According to Nanuka, dog breeding should be strictly regulated and only responsible breeders should have the right to do it.
“This should not be decided in Facebook groups with people saying, ‘Let’s breed my dog with yours’, and people should not make a living from selling puppies. Most of those puppies eventually end up on the streets.”
Activists also argue that Georgia needs an organised registration system.
“Our main demand was the creation of a unified database containing information on all animals. In the digital age, this presents no difficulty. Without identification and databases, we cannot document cases where animals are abandoned. We also need these databases to know how many homeless animals there are in the country and how effectively the state programme works,” Nanuka explains.
The authorities’ response
After the widely shared videos that emerged in April, it appeared that the government had made concessions. However, activists say the reality may be far more complicated.
Animal rights campaigners interviewed for this article suspect that relevant agencies have simply changed tactics and learned how to remove dogs in ways that attract less public attention.

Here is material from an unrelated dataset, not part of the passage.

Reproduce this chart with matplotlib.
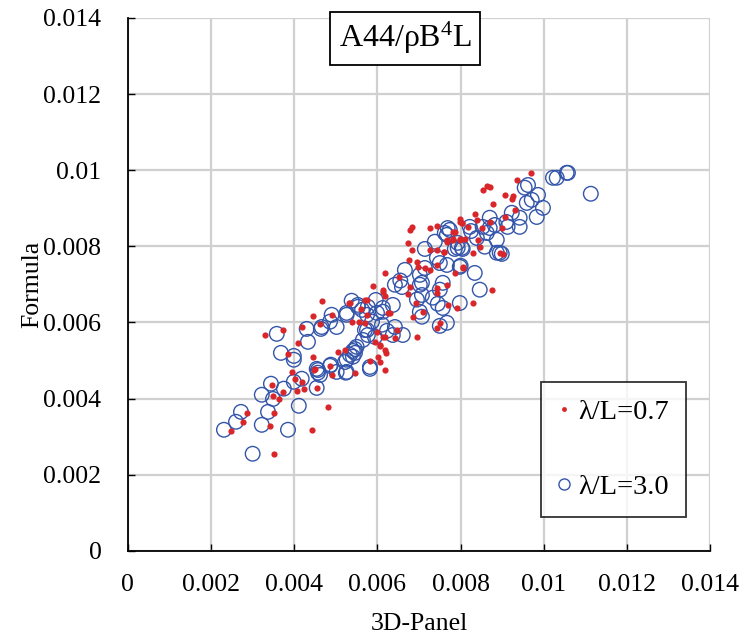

According to activists, officials already know which districts and locations have fewer attentive caretakers and where they can operate more freely. They also recognise and avoid people who consistently defend the animals under their care, speak publicly and are capable of generating public attention.
What is known with certainty is that, following discussions with animal rights activists, the government decided to amend Decree No. 412 regarding locations where animals should be returned.
According to the National Food Agency, the proposed amendments state that animals taken to shelters for veterinary procedures will be returned to the same area from which they were removed. If authorities take a dog from the grounds of a kindergarten, school or hospital, officials will return it within a one-kilometre radius to make adaptation easier.
The amendments also state that homeless or community-cared-for dogs already marked with ear tags will receive rabies vaccinations on site, without transport to shelters.
Nanuka Dzirtkbilashvili says leaving community-cared-for dogs in familiar locations is a safer model not only for the animals but also for the public.
“The public should also have an interest in this. A cared-for dog is looked after and has a contact person if, for example, it scratches someone. In addition, such dogs do not allow unfamiliar animals into their territory, which also provides greater stability. Usually, when a place becomes vacant, another dog arrives, and that animal may prove far more dangerous,” she says.
JAMnews also sought responses from the Animal Monitoring Agency in Tbilisi regarding questions linked to the situation in the capital. However, the agency responded with a standard statement saying that all questions — including those concerning criticism directed at the institution — must be submitted in writing and answered through the public information request process.
Animal rights activists and animal welfare supporters say they do not intend to stop. They insist they will not accept the unexplained disappearance of cared-for dogs. On 24 May, they plan to hold a protest in Tbilisi.
Their main demand remains unchanged: the state must turn its policy on controlling the stray animal population into a humane, transparent and accountable system.